Quoi de mieux que la lumière du projecteur d’une salle de cinéma d’art et d’essai pour éclairer les esprits ? « Le cinéma a pour vocation de montrer, de poser des questions, d’échanger, de faire rencontrer les gens et de réfléchir », rappelle Gloria Vergez. Comme le nom de la manifestation le rappelle, c’est aussi et avant tout du cinéma latino-américain, que l’on ne voit pas toujours dans les salles obscures françaises alors qu’il mériterait d’être davantage mis en avant selon certains cinéphiles connaisseurs. Ce n’est d’ailleurs pas pour rien que l’association du Festival international du film d’histoire (FIFH) a décidé de consacrer la prochaine édition de son événement automnal à l’Amérique latine. L’équipe du cinéma et celle de France Amérique latine se sont d’ailleurs déjà rapprochées pour en discuter.
Documentaires et fictions
En guise d’aperçu, les spectateurs auront le choix entre 18 films, fictions et documentaires, inédits ou non, pendant les Rencontres du cinéma latino-américain.
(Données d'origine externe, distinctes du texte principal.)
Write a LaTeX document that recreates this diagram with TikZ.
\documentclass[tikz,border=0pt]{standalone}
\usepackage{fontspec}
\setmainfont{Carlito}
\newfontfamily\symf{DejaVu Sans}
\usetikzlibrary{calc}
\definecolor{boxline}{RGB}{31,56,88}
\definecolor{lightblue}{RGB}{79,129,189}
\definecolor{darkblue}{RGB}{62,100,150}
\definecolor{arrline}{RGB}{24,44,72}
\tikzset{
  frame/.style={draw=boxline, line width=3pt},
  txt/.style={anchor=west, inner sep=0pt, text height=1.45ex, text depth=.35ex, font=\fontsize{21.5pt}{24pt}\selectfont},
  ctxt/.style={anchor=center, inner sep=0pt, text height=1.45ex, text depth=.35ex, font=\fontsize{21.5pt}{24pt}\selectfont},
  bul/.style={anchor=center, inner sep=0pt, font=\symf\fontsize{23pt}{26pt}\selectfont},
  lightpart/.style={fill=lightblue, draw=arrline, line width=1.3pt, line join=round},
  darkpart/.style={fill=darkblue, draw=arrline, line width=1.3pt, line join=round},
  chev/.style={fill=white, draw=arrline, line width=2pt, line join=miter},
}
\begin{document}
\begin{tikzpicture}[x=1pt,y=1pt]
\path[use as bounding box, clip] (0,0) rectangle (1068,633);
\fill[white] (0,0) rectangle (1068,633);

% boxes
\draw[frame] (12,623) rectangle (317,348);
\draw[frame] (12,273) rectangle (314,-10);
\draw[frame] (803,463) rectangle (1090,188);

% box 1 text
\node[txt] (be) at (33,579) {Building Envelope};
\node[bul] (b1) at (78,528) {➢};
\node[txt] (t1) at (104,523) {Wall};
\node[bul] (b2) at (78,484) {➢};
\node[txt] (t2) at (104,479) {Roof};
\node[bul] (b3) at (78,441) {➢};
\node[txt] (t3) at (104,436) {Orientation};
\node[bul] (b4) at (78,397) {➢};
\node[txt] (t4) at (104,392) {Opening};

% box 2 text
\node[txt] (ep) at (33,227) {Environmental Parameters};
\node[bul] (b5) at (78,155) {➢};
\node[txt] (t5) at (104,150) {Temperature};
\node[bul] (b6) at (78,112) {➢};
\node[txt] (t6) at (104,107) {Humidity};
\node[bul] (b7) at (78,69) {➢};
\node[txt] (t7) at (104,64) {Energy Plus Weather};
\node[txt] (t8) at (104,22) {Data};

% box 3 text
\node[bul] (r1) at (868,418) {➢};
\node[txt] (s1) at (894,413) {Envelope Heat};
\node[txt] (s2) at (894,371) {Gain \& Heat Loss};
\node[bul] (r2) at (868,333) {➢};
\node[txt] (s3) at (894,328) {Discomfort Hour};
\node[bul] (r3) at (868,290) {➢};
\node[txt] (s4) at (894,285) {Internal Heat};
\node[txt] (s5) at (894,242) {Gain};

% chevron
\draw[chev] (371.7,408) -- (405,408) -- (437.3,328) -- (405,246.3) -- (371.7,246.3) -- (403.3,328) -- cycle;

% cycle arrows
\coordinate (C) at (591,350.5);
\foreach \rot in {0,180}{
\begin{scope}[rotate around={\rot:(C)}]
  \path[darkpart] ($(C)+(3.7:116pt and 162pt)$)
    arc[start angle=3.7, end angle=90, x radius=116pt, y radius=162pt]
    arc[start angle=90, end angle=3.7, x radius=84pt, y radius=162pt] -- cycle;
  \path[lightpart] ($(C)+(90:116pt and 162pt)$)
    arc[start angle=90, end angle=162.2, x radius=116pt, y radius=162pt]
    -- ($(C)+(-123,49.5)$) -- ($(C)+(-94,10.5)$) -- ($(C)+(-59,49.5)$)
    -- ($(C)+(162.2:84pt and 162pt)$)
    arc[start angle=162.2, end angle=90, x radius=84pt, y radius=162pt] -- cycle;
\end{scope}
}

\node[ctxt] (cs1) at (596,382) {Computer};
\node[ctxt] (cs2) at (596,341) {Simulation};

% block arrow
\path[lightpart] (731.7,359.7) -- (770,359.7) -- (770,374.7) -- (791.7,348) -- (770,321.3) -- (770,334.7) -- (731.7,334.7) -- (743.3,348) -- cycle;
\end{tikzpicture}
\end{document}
Il sera notamment question du rôle des femmes dans la révolution cubaine, de leur emprisonnement durant la dictature uruguayenne, de paysannes au Brésil, de femmes politiques, des migrations et d’autres thèmes faisant largement écho à l’actualité sud-américaine.
Autant de séances qui susciteront sûrement des échanges passionnants au Jean-Eustache, où l’on pourra aussi croiser des classes venues assister à, voir une exposition de photos prises dans les Andes ou encore des planches graphiques réalisées par une artiste mexicaine.
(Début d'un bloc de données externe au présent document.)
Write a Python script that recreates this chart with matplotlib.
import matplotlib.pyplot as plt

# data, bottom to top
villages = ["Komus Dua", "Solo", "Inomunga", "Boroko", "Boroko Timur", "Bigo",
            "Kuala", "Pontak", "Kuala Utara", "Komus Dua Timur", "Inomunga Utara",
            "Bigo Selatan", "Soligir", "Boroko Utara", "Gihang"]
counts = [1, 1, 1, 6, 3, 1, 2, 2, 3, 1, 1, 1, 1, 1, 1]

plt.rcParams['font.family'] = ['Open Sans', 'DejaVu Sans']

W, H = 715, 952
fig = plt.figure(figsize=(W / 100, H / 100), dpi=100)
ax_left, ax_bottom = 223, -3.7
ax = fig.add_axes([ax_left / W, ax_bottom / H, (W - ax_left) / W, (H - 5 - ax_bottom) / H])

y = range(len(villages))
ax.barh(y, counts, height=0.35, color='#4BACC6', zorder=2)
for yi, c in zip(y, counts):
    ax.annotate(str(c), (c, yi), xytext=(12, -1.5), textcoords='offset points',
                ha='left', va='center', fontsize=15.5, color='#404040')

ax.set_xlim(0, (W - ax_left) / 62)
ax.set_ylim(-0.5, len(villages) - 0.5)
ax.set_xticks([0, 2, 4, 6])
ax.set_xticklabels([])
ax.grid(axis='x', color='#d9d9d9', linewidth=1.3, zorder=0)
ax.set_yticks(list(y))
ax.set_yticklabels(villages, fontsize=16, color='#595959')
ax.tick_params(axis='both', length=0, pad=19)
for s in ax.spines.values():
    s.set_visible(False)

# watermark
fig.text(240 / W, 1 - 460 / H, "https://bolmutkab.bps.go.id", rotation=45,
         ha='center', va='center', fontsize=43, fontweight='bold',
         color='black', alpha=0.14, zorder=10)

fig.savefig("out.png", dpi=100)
Samedi après-midi, à 16 h 45, le Jean-Eustache accueillera une table ronde sur le thème « Venezuela : épicentre de la lutte pour la paix et la souveraineté en Amérique latine versus Les nouvelles formes d’ingérences des États-Unis ». Un temps d’échange qui fera lui aussi écho à l’actualité de ce pays de 31 millions d’habitants, en proie actuellement à une crise politique majeure, celle-ci étant marquée par le bras de fer que se livrent le président Nicolas Maduro (réélu en janvier) et son opposant Juan Gaido, qui s’est autoproclamé président de la République. Quatre intervenants et spécialistes interviendront durant la table ronde : l’écrivain et journaliste Maurice Lemoine, Yolimar Mejias, ingénieure industrielle vénézuélienne et membre de la Brigade internationaliste du MST, l’écrivain et philosophe argentin Dardo Scavino ainsi que le géographe brésilien Denir De Oliveira.